Colin Neagle

The battle over the smartphone market continued to rage this week, while two major cloud developments – one from a long-time industry mainstay and another from a relative newcomer – shaped the rest of the online conversations in business tech.

At the start of the week the industry witnessed how civil unrest abroad can impact even the largest tech companies in the United States. Amid the conflict in Libya, Microsoft is working to get its Libyan manager, Khalid Elhasumi, out of custody of Libyan authorities. According to a statement Microsoft released Wednesday, Elhasumi has been held against his will in Tripoli, the Libyan capital, since March 19. The company said it had no information as to the reason he was detained, and is currently working with international authorities to release him.

Business as usual carried on in the U.S. On Thursday, Facebook made a bold move in the cloud computing market with the introduction of its Open Compute Project, which brings visibility to the company’s first dedicated data center, located in Prineville, Oregon.

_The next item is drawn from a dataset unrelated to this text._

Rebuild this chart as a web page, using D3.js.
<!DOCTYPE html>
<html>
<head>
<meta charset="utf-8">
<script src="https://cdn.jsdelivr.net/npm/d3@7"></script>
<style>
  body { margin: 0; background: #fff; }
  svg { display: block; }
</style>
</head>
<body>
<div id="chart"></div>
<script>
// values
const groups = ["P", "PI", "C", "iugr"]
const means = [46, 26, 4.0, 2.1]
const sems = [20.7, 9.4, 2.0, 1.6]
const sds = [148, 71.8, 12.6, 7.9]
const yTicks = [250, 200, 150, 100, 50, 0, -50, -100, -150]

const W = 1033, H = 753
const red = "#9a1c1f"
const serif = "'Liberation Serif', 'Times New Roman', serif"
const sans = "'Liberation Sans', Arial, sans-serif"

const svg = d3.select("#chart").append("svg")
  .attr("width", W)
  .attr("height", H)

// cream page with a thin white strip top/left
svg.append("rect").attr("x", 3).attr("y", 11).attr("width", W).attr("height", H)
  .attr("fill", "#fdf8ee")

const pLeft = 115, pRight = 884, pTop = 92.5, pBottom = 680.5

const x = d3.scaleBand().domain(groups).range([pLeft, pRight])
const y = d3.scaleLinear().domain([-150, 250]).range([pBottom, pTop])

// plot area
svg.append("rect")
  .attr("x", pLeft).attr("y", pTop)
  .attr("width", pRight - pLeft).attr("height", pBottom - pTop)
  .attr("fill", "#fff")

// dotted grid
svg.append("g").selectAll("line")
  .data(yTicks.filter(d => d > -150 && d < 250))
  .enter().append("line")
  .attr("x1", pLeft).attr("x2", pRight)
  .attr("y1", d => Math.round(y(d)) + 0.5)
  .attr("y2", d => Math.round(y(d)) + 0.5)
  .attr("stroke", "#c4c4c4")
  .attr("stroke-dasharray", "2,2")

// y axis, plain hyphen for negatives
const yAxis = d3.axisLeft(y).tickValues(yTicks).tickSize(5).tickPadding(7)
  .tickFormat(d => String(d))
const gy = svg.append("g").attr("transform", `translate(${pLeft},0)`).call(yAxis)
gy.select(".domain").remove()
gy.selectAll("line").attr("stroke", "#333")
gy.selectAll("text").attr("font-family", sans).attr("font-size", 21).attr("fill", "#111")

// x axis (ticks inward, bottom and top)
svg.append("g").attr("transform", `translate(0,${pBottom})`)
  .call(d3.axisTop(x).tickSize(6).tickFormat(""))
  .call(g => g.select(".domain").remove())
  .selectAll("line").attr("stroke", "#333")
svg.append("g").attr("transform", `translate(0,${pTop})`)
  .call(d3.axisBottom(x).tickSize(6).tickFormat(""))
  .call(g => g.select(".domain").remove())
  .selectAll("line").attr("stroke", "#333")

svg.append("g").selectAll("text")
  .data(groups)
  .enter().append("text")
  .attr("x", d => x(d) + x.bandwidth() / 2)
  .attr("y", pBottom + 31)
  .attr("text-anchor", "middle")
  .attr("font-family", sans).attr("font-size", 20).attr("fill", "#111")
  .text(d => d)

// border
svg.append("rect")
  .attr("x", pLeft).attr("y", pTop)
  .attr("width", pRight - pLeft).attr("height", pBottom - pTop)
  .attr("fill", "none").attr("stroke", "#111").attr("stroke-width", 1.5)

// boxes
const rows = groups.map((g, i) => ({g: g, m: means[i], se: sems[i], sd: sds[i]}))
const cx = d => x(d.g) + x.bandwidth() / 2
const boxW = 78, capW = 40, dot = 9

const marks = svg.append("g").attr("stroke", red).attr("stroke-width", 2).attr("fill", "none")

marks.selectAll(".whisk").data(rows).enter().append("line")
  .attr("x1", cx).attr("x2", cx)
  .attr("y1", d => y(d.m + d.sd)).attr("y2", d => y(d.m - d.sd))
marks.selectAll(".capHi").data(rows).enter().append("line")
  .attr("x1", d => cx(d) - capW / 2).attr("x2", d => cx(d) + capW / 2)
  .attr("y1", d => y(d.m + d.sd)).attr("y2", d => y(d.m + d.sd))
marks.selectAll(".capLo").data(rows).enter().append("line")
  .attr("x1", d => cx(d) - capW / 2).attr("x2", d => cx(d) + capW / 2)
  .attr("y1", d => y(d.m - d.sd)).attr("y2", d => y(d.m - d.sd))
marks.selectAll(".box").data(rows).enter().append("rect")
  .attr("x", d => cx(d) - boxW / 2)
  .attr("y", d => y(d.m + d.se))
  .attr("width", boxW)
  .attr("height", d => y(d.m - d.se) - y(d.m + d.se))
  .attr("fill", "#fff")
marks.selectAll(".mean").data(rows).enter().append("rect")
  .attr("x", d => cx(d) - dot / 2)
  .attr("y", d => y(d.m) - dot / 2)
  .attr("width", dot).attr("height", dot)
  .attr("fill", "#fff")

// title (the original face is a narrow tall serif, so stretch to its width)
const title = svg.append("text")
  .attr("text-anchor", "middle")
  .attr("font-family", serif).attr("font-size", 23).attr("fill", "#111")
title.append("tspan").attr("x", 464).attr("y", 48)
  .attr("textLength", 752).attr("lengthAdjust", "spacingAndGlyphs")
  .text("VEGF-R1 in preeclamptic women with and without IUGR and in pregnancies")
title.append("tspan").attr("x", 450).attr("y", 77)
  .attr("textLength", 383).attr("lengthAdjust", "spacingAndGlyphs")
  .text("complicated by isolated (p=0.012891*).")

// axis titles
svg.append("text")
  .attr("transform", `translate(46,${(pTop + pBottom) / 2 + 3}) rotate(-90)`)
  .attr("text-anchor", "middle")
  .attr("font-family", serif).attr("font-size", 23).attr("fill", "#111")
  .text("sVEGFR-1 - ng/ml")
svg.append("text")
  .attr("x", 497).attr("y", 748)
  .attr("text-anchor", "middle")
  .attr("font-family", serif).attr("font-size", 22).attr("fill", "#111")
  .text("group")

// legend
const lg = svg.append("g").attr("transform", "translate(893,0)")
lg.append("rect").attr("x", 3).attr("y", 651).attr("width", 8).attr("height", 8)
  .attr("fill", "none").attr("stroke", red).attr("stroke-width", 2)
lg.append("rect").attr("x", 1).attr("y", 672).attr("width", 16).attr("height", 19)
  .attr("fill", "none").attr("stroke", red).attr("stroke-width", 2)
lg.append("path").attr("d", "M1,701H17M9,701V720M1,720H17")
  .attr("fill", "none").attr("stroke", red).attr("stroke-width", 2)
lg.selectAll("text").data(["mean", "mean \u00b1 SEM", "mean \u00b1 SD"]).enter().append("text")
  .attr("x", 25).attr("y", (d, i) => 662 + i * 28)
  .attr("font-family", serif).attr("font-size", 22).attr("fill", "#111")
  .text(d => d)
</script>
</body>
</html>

Citing the success of its innovative data center design, Facebook is rolling out the first “open-source” data center design project to help others in the industry learn from what it has created.

Facebook’s innovative approach to servers and cloud services has long been praised because the website grew from founder and CEO Mark Zuckerberg’s Harvard University dorm room to a $50 billion company. The social networking giant said it will publish technical specifications and release mechanical CAD files to “encourage industry-wide collaboration around best practices for data center and server technology.”

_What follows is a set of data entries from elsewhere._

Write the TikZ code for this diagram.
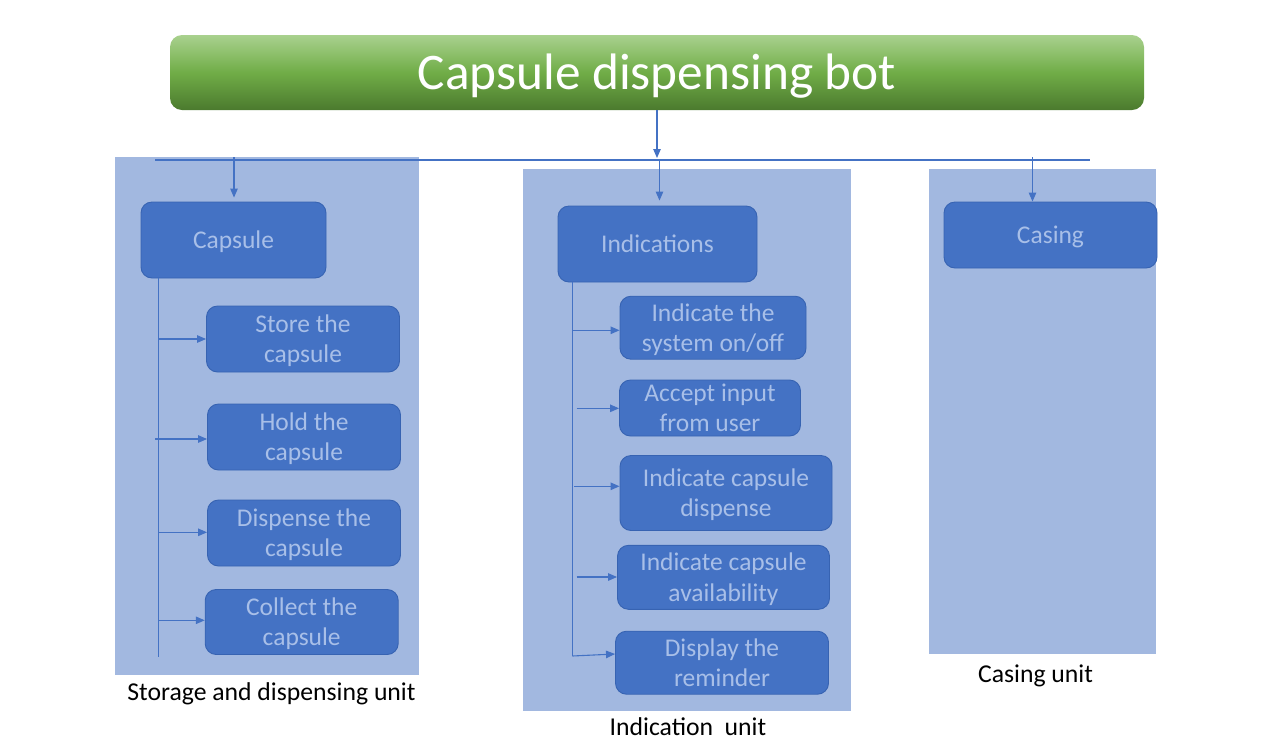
\documentclass[tikz,border=0pt]{standalone}
\usepackage{fontspec}
\setmainfont{Carlito}
\usetikzlibrary{arrows.meta}
\definecolor{panelblue}{HTML}{A2B8E0}
\definecolor{nodeblue}{HTML}{4472C4}
\definecolor{nodeedge}{HTML}{3763B2}
\definecolor{nodetext}{HTML}{A8BFE8}
\definecolor{linkblue}{HTML}{4472C4}
\definecolor{gtop}{HTML}{A9D18E}
\definecolor{gmid}{HTML}{70AD47}
\definecolor{gbot}{HTML}{4B7A2E}
\newcommand\onel[1]{\raisebox{-8.2pt}[0pt][0pt]{#1}}
\newcommand\twol[2]{\raisebox{-23.8pt}[0pt][0pt]{\begin{tabular}[b]{@{}c@{}}#1\\#2\end{tabular}}}
\tikzset{
  panel/.style={fill=panelblue, draw=none},
  box/.style={draw=nodeedge, line width=0.9pt, fill=nodeblue, rounded corners=11pt,
    text=nodetext, align=center, inner sep=0pt,
    font=\fontsize{25.5}{30.5}\selectfont},
  arr/.style={draw=linkblue, line width=1.1pt, -{Triangle[length=9pt,width=7.5pt]}},
  lnk/.style={draw=linkblue, line width=1.1pt},
  unitlabel/.style={anchor=base, text=black, font=\fontsize{25.7}{30}\selectfont},
}
\begin{document}
\begin{tikzpicture}[x=1pt,y=-1pt]
\useasboundingbox (0,0) rectangle (1286,740);
% panels
\path[panel] (115,157) rectangle (419,675);
\path[panel] (523,169) rectangle (851,711);
\path[panel] (929,169) rectangle (1156,654);
% title
\node[rounded corners=12pt, top color=gtop, bottom color=gbot, middle color=gmid,
  minimum width=974pt, minimum height=75pt, inner sep=0pt, text=white,
  font=\fontsize{51.3}{60}\selectfont] (title) at (657,72.5) {\raisebox{-16.8pt}[0pt][0pt]{Capsule dispensing bot}};
% group heads
\node[box, minimum width=185pt, minimum height=76pt] (capsule) at (233.5,240) {\onel{Capsule}};
\node[box, minimum width=199pt, minimum height=76pt] (indic) at (657.5,244) {\onel{Indications}};
\node[box, minimum width=213pt, minimum height=66pt] (casing) at (1050.5,235) {\onel{Casing}};
% left sub-nodes
\node[box, minimum width=193pt, minimum height=66pt] (store) at (303,339) {\twol{Store the}{capsule}};
\node[box, minimum width=193pt, minimum height=66pt] (hold) at (304,437) {\twol{Hold the}{capsule}};
\node[box, minimum width=193pt, minimum height=66pt] (dispense) at (304,533) {\twol{Dispense the}{capsule}};
\node[box, minimum width=193pt, minimum height=65pt] (collect) at (301.7,622) {\twol{Collect the}{capsule}};
% middle sub-nodes
\node[box, minimum width=186pt, minimum height=63pt] (onoff) at (713,327.7) {\twol{Indicate the}{system on/off}};
\node[box, minimum width=181pt, minimum height=56pt] (accept) at (710,408) {\twol{Accept input}{from user}};
\node[box, minimum width=212pt, minimum height=75pt] (idisp) at (726,493) {\twol{Indicate capsule}{dispense}};
\node[box, minimum width=212pt, minimum height=64pt] (iavail) at (723.5,577.3) {\twol{Indicate capsule}{availability}};
\node[box, minimum width=213pt, minimum height=63pt] (remind) at (722,662.7) {\twol{Display the}{reminder}};
% labels
\node[unitlabel] (lab1) at (271.5,700) {Storage and dispensing unit};
\node[unitlabel] (lab2) at (688,735) {Indication~ unit};
\node[unitlabel] (lab3) at (1035.5,682) {Casing unit};
% top connectors
\coordinate (bus) at (657,158);
\coordinate (busl) at (155,160);
\coordinate (busr) at (1090,160);
\draw[arr] (title.south) -- (bus);
\draw[lnk] (busl) -- (busr);
\coordinate (dl) at (234,157);
\coordinate (dm) at (659.5,160);
\coordinate (dr) at (1032.5,157);
\draw[arr] (dl) -- ([yshift=4pt]dl |- capsule.north);
\draw[arr] (dm) -- ([yshift=5pt]dm |- indic.north);
\draw[arr] (dr) -- (dr |- casing.north);
% left trunk
\coordinate (ltop) at (158.3,278);
\coordinate (lbot) at (158.3,657);
\draw[lnk] (ltop) -- (lbot);
\draw[arr] (ltop |- store.west) -- (store.west);
\draw[arr] ([xshift=-3pt]ltop |- 0,439) -- (hold.west |- 0,439);
\draw[arr] (ltop |- 0,532.3) -- (dispense.west |- 0,532.3);
\draw[arr] (ltop |- 0,620.3) -- (collect.west |- 0,620.3);
% middle trunk
\coordinate (mtop) at (572.3,282);
\coordinate (mbot) at (572.3,656);
\draw[lnk] (mtop) -- (mbot);
\draw[arr] (mtop |- 0,330.3) -- (onoff.west |- 0,330.3);
\draw[arr] ([xshift=4.4pt]mtop |- 0,408.3) -- (accept.west |- 0,408.3);
\draw[arr] ([xshift=2pt]mtop |- 0,486.3) -- (idisp.west |- 0,486.3);
\draw[arr] ([xshift=4.4pt]mtop |- 0,577) -- (iavail.west |- 0,577);
\draw[arr] (mbot) -- (remind.west |- 0,654);
\end{tikzpicture}
\end{document}
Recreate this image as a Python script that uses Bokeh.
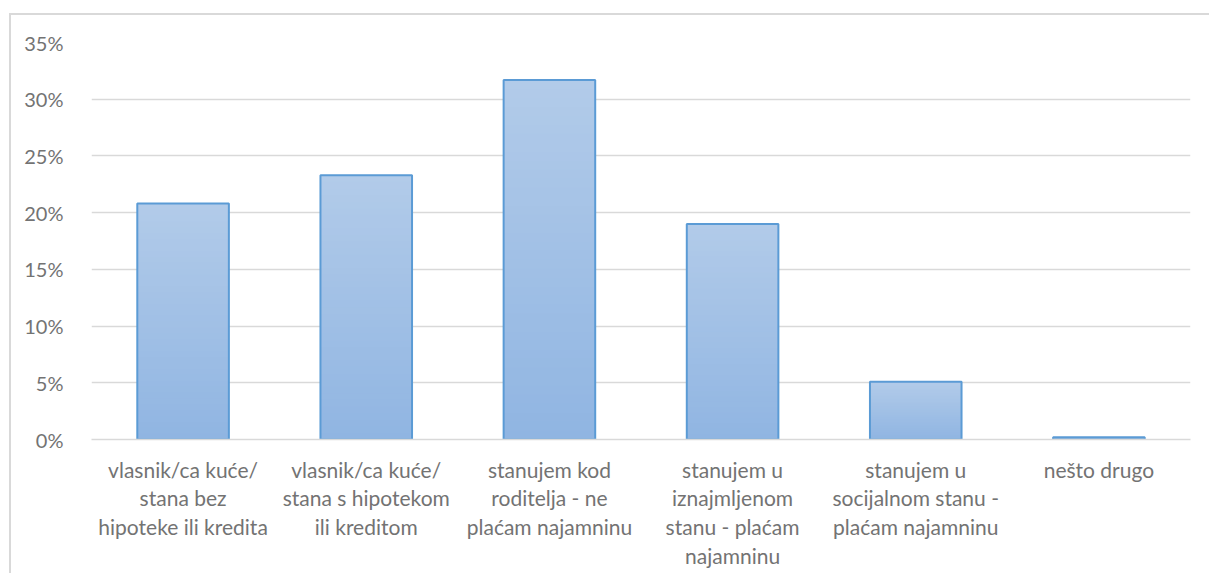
from bokeh.plotting import figure
from bokeh.models import Range1d, FactorRange, ColumnDataSource, CustomJSTickFormatter
from bokeh.embed import file_html
from bokeh.resources import INLINE

categories = [
    "vlasnik/ca kuće/\nstana bez\nhipoteke ili kredita",
    "vlasnik/ca kuće/\nstana s hipotekom\nili kreditom",
    "stanujem kod\nroditelja - ne\nplaćam najamninu",
    "stanujem u\niznajmljenom\nstanu - plaćam\nnajamninu",
    "stanujem u\nsocijalnom stanu -\nplaćam najamninu",
    "nešto drugo",
]
values = [20.8, 23.3, 31.7, 19.0, 5.1, 0.2]
y_ticks = [0, 5, 10, 15, 20, 25, 30, 35]

TOP = (178, 203, 233)
BOT = (144, 181, 226)
N = 40

p = figure(
    x_range=FactorRange(*categories, range_padding=0),
    y_range=Range1d(0, 35),
    width=1200, height=560,
    output_backend="svg", toolbar_location=None,
    min_border_left=80, min_border_right=21, min_border_top=27, min_border_bottom=136,
)
p.styles = {
    "margin-top": "13px", "margin-left": "9px",
    "border-top": "2px solid #d9d9d9", "border-left": "2px solid #d9d9d9",
}
p.outline_line_color = None
p.background_fill_color = "white"
p.border_fill_color = "white"

# gradient slices derived from the bar values
xs, bots, tops, cols = [], [], [], []
for c, v in zip(categories, values):
    for k in range(N):
        f = (k + 0.5) / N
        col = tuple(int(round(BOT[i] + (TOP[i] - BOT[i]) * f)) for i in range(3))
        xs.append(c)
        bots.append(v * k / N)
        tops.append(min(v, v * (k + 2) / N))
        cols.append("#%02x%02x%02x" % col)
p.vbar(x=xs, bottom=bots, top=tops, width=0.5, fill_color=cols, line_color=None)

src = ColumnDataSource(dict(x=categories, top=values))
p.vbar(x="x", top="top", bottom=0, width=0.5, source=src,
       fill_alpha=0, line_color="#5b9bd5", line_width=2)

p.xgrid.grid_line_color = None
p.ygrid.grid_line_color = "#d9d9d9"
p.ygrid.grid_line_width = 1.5
p.ygrid.level = "underlay"

p.yaxis.ticker = y_ticks
p.yaxis.formatter = CustomJSTickFormatter(code="return tick + '%'")
p.yaxis.axis_line_color = None
p.yaxis.major_tick_line_color = None
p.yaxis.minor_tick_line_color = None
p.yaxis.major_label_standoff = 22
p.yaxis.major_label_text_font = "Lato"
p.yaxis.major_label_text_font_size = "20px"
p.yaxis.major_label_text_color = "#737373"

p.xaxis.axis_line_color = "#d9d9d9"
p.xaxis.axis_line_width = 1.5
p.xaxis.major_tick_line_color = None
p.xaxis.minor_tick_line_color = None
p.xaxis.major_label_standoff = 11
p.xaxis.major_label_text_font = "Lato"
p.xaxis.major_label_text_font_size = "21px"
p.xaxis.major_label_text_color = "#737373"
p.xaxis.major_label_text_line_height = 1.15

open("out.html", "w").write(file_html(p, INLINE))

Meanwhile, Dell, formerly one of Facebook’s partners in data center design, is making its own moves to prolong its future in the cloud market. On Thursday, the long-time computer-maker announced a $1 billion investment in cloud technology “to help customers drive business results today and in the future.” The company said the $1 billion investment will take place during the current fiscal year and will build “multiple next-generation cloud data centers.”

At press time, Facebook is the focus of more online activity than Dell, with mentions of the term “Facebook Open Compute Project” appearing more frequently than “Dell invests $1 billion in cloud,” according to Google Realtime results.

These days, business tech news is nothing if it doesn’t include the mobile markets, and this week isn’t any different. Another research report emerged on the smartphone market this week, with Gartner once again painting an optimistic picture for Google’s future in the mobile sector. The research firm released a report on Thursday that predicts Android will consume nearly half of the worldwide smartphone operating system market share by the end of next year.

While Google’s share will climb to 49.2 percent by year-end 2012, Gartner said Nokia’s market share with its Symbian operating system will all but disappear, falling to 0.1 percent by 2015. Nokia’s new partnership with Microsoft, in which the former’s smartphones will abandon the Symbian OS for the latter’s Windows Phone platforms, will contribute to the demise of Nokia’s software, formerly the leader in the global market. The Microsoft/Nokia partnership will also launch Microsoft into the thick of the smartphone race, with Gartner predicting annual growth for the Redmond, Washington-based company to reach 19.5 percent market share by 2015.

Competition between high-profile manufacturers in the tablet market is getting ugly as well. According to an Associated Press report released Thursday, Samsung Electronics’ quarterly earnings were down significantly through the first three months of 2011, and Apple is to blame. Samsung is reporting earnings of more than $2.8 billion in the first three months of 2011, down from about $4 billion in the same period last year. After record-breaking 2010 sales and profits resulting from the Galaxy line of smartphones and tablets in 2010, Samsung can attribute its losses this year “to severe price competition” with the iPad, analyst Lee Min-hee told the Associated Press.

Each of these issues will have an impact on the future of the business tech industry. Keep your ears open as the online conversation gets louder.